Migration of Artemis' Architecture from Monolithic to Microservices
Student
Merlin Mehmed
Supervisor
Prof. Dr.-Ing. Pramod Bhatotia
Advisor
M.Sc. Evgeny Volynsky
Prof. Dr. Stephan Krusche
Date
2021
Abstract
Artemis is an open-source learning platform that uses a monolith architecture for its server application. This architecture is beneficial at the beginning of a project but causes problems in large projects. First, when developers introduce code changes, they need to build the whole application no matter how significant the difference is. This results in slow build and test phases. Therefore, developers need to wait for them to complete until they can deploy their changes, slowing down the development process as a whole. Another drawback of this architecture is inefficient scaling. Artemis supports horizontal scaling by running several Artemis instances to handle the higher load during real-time quiz exercises or exams.
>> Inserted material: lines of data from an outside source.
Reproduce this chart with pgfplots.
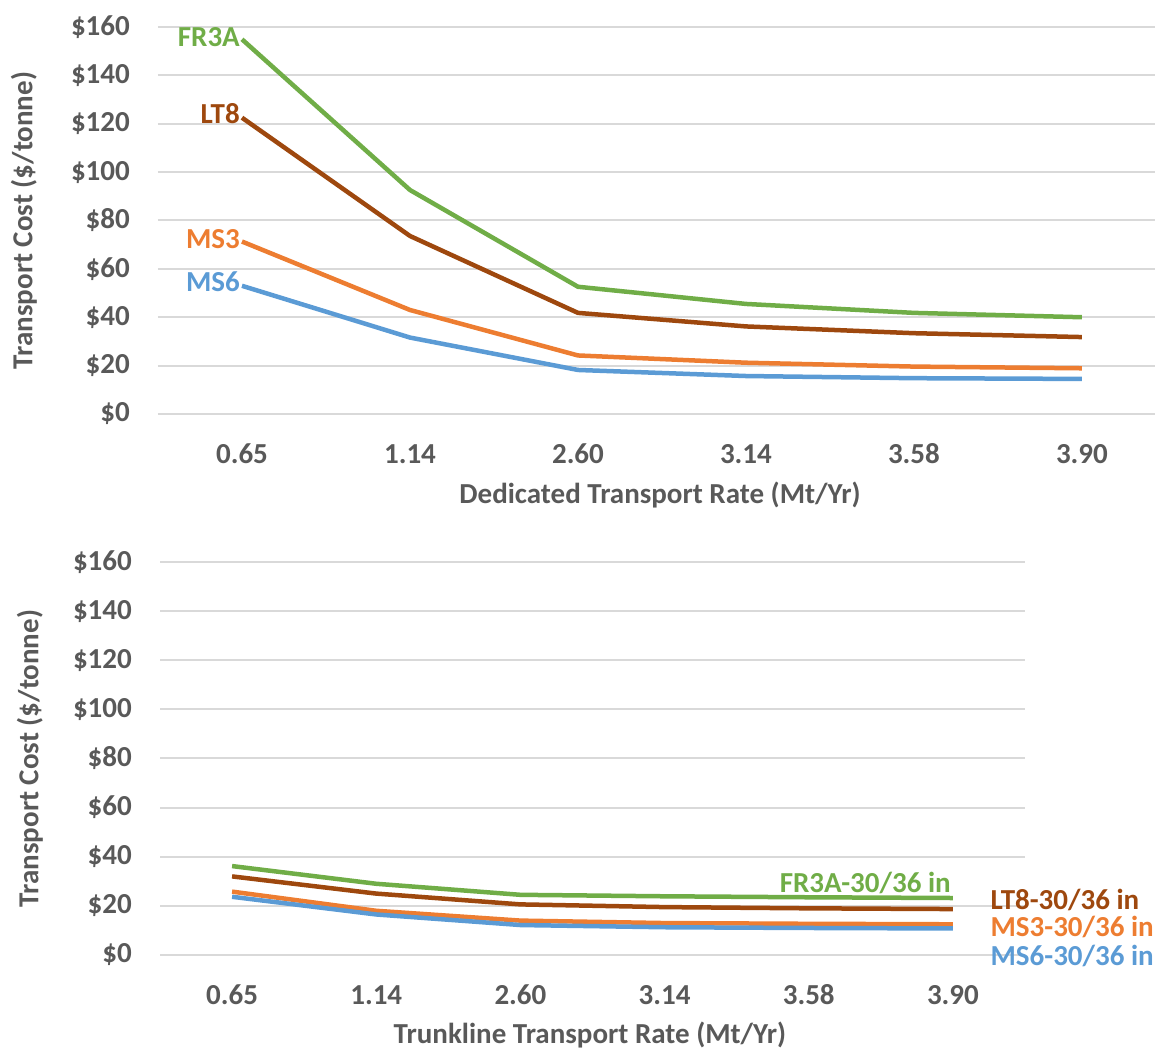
\documentclass[border=0pt]{standalone}
\usepackage{fontspec}
\setmainfont{Carlito}
\usepackage{pgfplots}
\pgfplotsset{compat=1.18}
\definecolor{cgreen}{HTML}{70AD47}
\definecolor{cbrown}{HTML}{9E480E}
\definecolor{corange}{HTML}{ED7D31}
\definecolor{cblue}{HTML}{5B9BD5}
\definecolor{txtgray}{HTML}{595959}
\definecolor{gridgray}{HTML}{D9D9D9}
\newcommand{\bigf}{\fontsize{29}{34}\selectfont\bfseries}
\pgfplotsset{common/.style={
  scale only axis, xmin=-0.5, ymin=0, ymax=160,
  xtick={0,1,2,3,4,5}, xticklabels={0.65,1.14,2.60,3.14,3.58,3.90},
  ytick={0,20,...,160}, yticklabels={\$0,\$20,\$40,\$60,\$80,\$100,\$120,\$140,\$160},
  ymajorgrids, grid style={color=gridgray, line width=2pt},
  axis line style={draw=none}, major tick length=0pt,
  tick label style={font=\bigf, text=txtgray},
  xticklabel style={anchor=center, yshift=-40pt},
  yticklabel style={anchor=east, inner sep=0pt, xshift=-28pt},
  label style={font=\bigf, text=txtgray},
  clip=false,
  every axis plot/.append style={line width=4.5pt, line join=round, mark=none},
}}
\begin{document}
\begin{tikzpicture}[x=1pt,y=1pt]
\useasboundingbox (0,0) rectangle (1155,1051);
% Top chart
\begin{axis}[common, at={(158pt,637pt)}, anchor=south west, width=997pt, height=387pt, xmax=5.435,
  xlabel={Dedicated Transport Rate (Mt/Yr)}, ylabel={Transport Cost (\$/tonne)},
  xlabel style={at={(axis description cs:0.5035,-0.209)}, anchor=center},
  ylabel style={at={(axis description cs:-0.1345,0.5)}, anchor=center, rotate=0}]
\addplot[color=cgreen] coordinates {(0,154.9) (1,92.6) (2,52.6) (3,45.5) (4,41.8) (5,40.0)};
\addplot[color=cbrown] coordinates {(0,122.5) (1,73.6) (2,41.8) (3,36.2) (4,33.4) (5,31.8)};
\addplot[color=corange] coordinates {(0,71.3) (1,43.0) (2,24.2) (3,21.2) (4,19.6) (5,18.9)};
\addplot[color=cblue] coordinates {(0,53.0) (1,31.6) (2,18.2) (3,15.7) (4,14.8) (5,14.5)};
\node[anchor=east, inner sep=2pt, font=\bigf, text=cgreen] at (axis cs:0,156) {FR3A};
\node[anchor=east, inner sep=2pt, font=\bigf, text=cbrown] at (axis cs:0,124) {LT8};
\node[anchor=east, inner sep=2pt, font=\bigf, text=corange] at (axis cs:0,72.5) {MS3};
\node[anchor=east, inner sep=2pt, font=\bigf, text=cblue] at (axis cs:0,54.5) {MS6};
\end{axis}
% Bottom chart
\begin{axis}[common, at={(160pt,96pt)}, anchor=south west, width=865pt, height=393pt, xmax=5.5,
  xlabel={Trunkline Transport Rate (Mt/Yr)}, ylabel={Transport Cost (\$/tonne)},
  xlabel style={at={(axis description cs:0.497,-0.2036)}, anchor=center},
  ylabel style={at={(axis description cs:-0.1503,0.5)}, anchor=center, rotate=0}]
\addplot[color=cgreen] coordinates {(0,36.2) (1,29.0) (2,24.5) (3,23.9) (4,23.5) (5,23.2)};
\addplot[color=cbrown] coordinates {(0,32.0) (1,25.0) (2,20.6) (3,19.5) (4,19.0) (5,18.7)};
\addplot[color=corange] coordinates {(0,25.8) (1,18.0) (2,14.0) (3,13.0) (4,12.7) (5,12.5)};
\addplot[color=cblue] coordinates {(0,23.7) (1,16.5) (2,12.2) (3,11.3) (4,11.0) (5,10.8)};
\node[anchor=south east, inner sep=2pt, font=\bigf, text=cgreen] at (axis cs:5,24.2) {FR3A-30/36 in};
\node[anchor=west, inner sep=0pt, font=\bigf, text=cbrown] at (axis cs:5.26,22.6) {LT8-30/36 in};
\node[anchor=west, inner sep=0pt, font=\bigf, text=corange] at (axis cs:5.26,11.6) {MS3-30/36 in};
\node[anchor=west, inner sep=0pt, font=\bigf, text=cblue] at (axis cs:5.26,-0.6) {MS6-30/36 in};
\end{axis}
\end{tikzpicture}
\end{document}
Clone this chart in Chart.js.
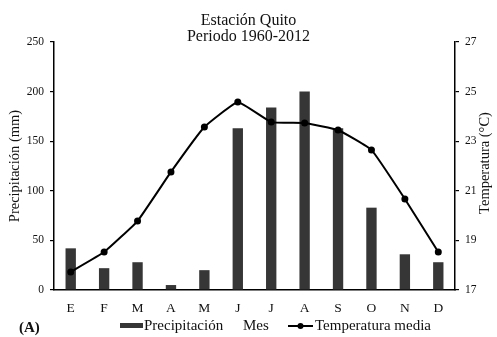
<!DOCTYPE html>
<html>
<head>
<meta charset="utf-8">
<script src="https://cdn.jsdelivr.net/npm/chart.js@4/dist/chart.umd.min.js"></script>
<style>
  html, body { margin: 0; padding: 0; background: #fff; }
  #wrap { width: 497px; height: 337px; position: relative; }
</style>
</head>
<body>
<div id="wrap"><canvas id="c" width="497" height="337"></canvas></div>
<script>
const months = ["E", "F", "M", "A", "M", "J", "J", "A", "S", "O", "N", "D"];
const precipitation = [42, 22, 28, 5, 20, 163, 184, 200, 163, 83, 36, 28];
const temperature = [17.73, 18.53, 19.78, 21.76, 23.57, 24.58, 23.77, 23.73, 23.45, 22.65, 20.67, 18.53];
const precipTicks = [0, 50, 100, 150, 200, 250];
const tempTicks = [17, 19, 21, 23, 25, 27];
const titleLines = ["Estación Quito", "Periodo 1960-2012"];
const leftTitle = "Precipitación (mm)";
const rightTitle = "Temperatura (°C)";
const xTitle = "Mes";
const panelLabel = "(A)";
const seriesNames = ["Precipitación", "Temperatura media"];

const FONT = "'Liberation Serif', 'Times New Roman', serif";
const INK = "#111";
const BAR = "#363636";

const extras = {
  id: "extras",
  afterDraw(chart) {
    const ctx = chart.ctx;
    ctx.save();
    ctx.fillStyle = INK;
    ctx.font = "14.5px " + FONT;
    ctx.textAlign = "center";
    ctx.textBaseline = "middle";
    ctx.save();
    ctx.translate(15, 166);
    ctx.rotate(-Math.PI / 2);
    ctx.fillText(leftTitle, 0, 0);
    ctx.restore();
    ctx.save();
    ctx.translate(485, 163);
    ctx.rotate(-Math.PI / 2);
    ctx.fillText(rightTitle, 0, 0);
    ctx.restore();
    ctx.font = "bold 15px " + FONT;
    ctx.textAlign = "left";
    ctx.fillText(panelLabel, 19, 328);
    ctx.font = "15px " + FONT;
    const y = 326;
    ctx.fillStyle = BAR;
    ctx.fillRect(120, 323, 23, 5);
    ctx.fillStyle = INK;
    ctx.fillText(seriesNames[0], 144, y);
    ctx.fillText(xTitle, 243, y);
    ctx.strokeStyle = "#000";
    ctx.lineWidth = 2;
    ctx.beginPath();
    ctx.moveTo(288, y);
    ctx.lineTo(313, y);
    ctx.stroke();
    ctx.beginPath();
    ctx.arc(300.5, y, 3, 0, Math.PI * 2);
    ctx.fillStyle = "#000";
    ctx.fill();
    ctx.fillStyle = INK;
    ctx.fillText(seriesNames[1], 315, y);
    ctx.restore();
  }
};

new Chart(document.getElementById("c"), {
  data: {
    labels: months,
    datasets: [
      {
        type: "line",
        label: seriesNames[1],
        data: temperature,
        yAxisID: "yT",
        borderColor: "#000",
        backgroundColor: "#000",
        borderWidth: 2,
        pointRadius: 3.5,
        pointBackgroundColor: "#000",
        pointBorderWidth: 0,
        tension: 0.1,
        order: 0
      },
      {
        type: "bar",
        label: seriesNames[0],
        data: precipitation,
        yAxisID: "yP",
        backgroundColor: BAR,
        borderWidth: 0,
        barPercentage: 0.31,
        categoryPercentage: 1,
        order: 1
      }
    ]
  },
  options: {
    responsive: false,
    animation: false,
    devicePixelRatio: 1,
    layout: { padding: 0 },
    plugins: {
      legend: { display: false },
      tooltip: { enabled: false },
      title: {
        display: true,
        text: titleLines,
        color: INK,
        font: { family: FONT, size: 16, weight: "normal", lineHeight: 1.0 },
        padding: { top: 13, bottom: -3 }
      }
    },
    scales: {
      x: {
        offset: true,
        grid: { display: false, drawTicks: false },
        border: { display: true, color: "#000", width: 1.5 },
        ticks: { color: INK, padding: 10, font: { family: FONT, size: 13.5 } },
        afterFit(s) { s.height = 47; }
      },
      yP: {
        position: "left",
        min: 0,
        max: 250,
        afterBuildTicks(s) { s.ticks = precipTicks.map(v => ({ value: v })); },
        grid: { display: true, drawOnChartArea: false, drawTicks: true, tickLength: 4, color: "#000", lineWidth: 1.2 },
        border: { display: true, color: "#000", width: 1.5 },
        ticks: { color: INK, padding: 6, font: { family: FONT, size: 11.5 } },
        afterFit(s) { s.width = 54; }
      },
      yT: {
        position: "right",
        min: 17,
        max: 27,
        afterBuildTicks(s) { s.ticks = tempTicks.map(v => ({ value: v })); },
        grid: { display: true, drawOnChartArea: false, drawTicks: true, tickLength: 4, color: "#000", lineWidth: 1.2 },
        border: { display: true, color: "#000", width: 1.5 },
        ticks: { color: INK, padding: 6, font: { family: FONT, size: 11.5 } },
        afterFit(s) { s.width = 42; }
      }
    }
  },
  plugins: [extras]
});
</script>
</body>
</html>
The current implementation does not allow scaling only part of the application, leading to inefficient use of computational resources. This thesis sets the foundations of the migration of the Artemis architecture towards microservices. It helps speed up the development process and support efficient building, testing and scaling. It discusses the new architecture and the roles of its new components. It also describes the services extraction process from the Artemis monolith and updates to the deployment pipeline. During the thesis, we extract two microservices from the monolith. This change allows scaling those services independently. The services have a small size, therefore, the build and test processes run fast, leading to shorter waiting times. It also has a positive effect on the availability of the system. Failure in one service will not cause failure in other services. Additionally, we create Kubernetes deployment resources for the new architecture to suit the future deployment process. Deploying on a Kubernetes cluster makes scaling and failure handling much easier as it provides autoscaling and containers selfhealing.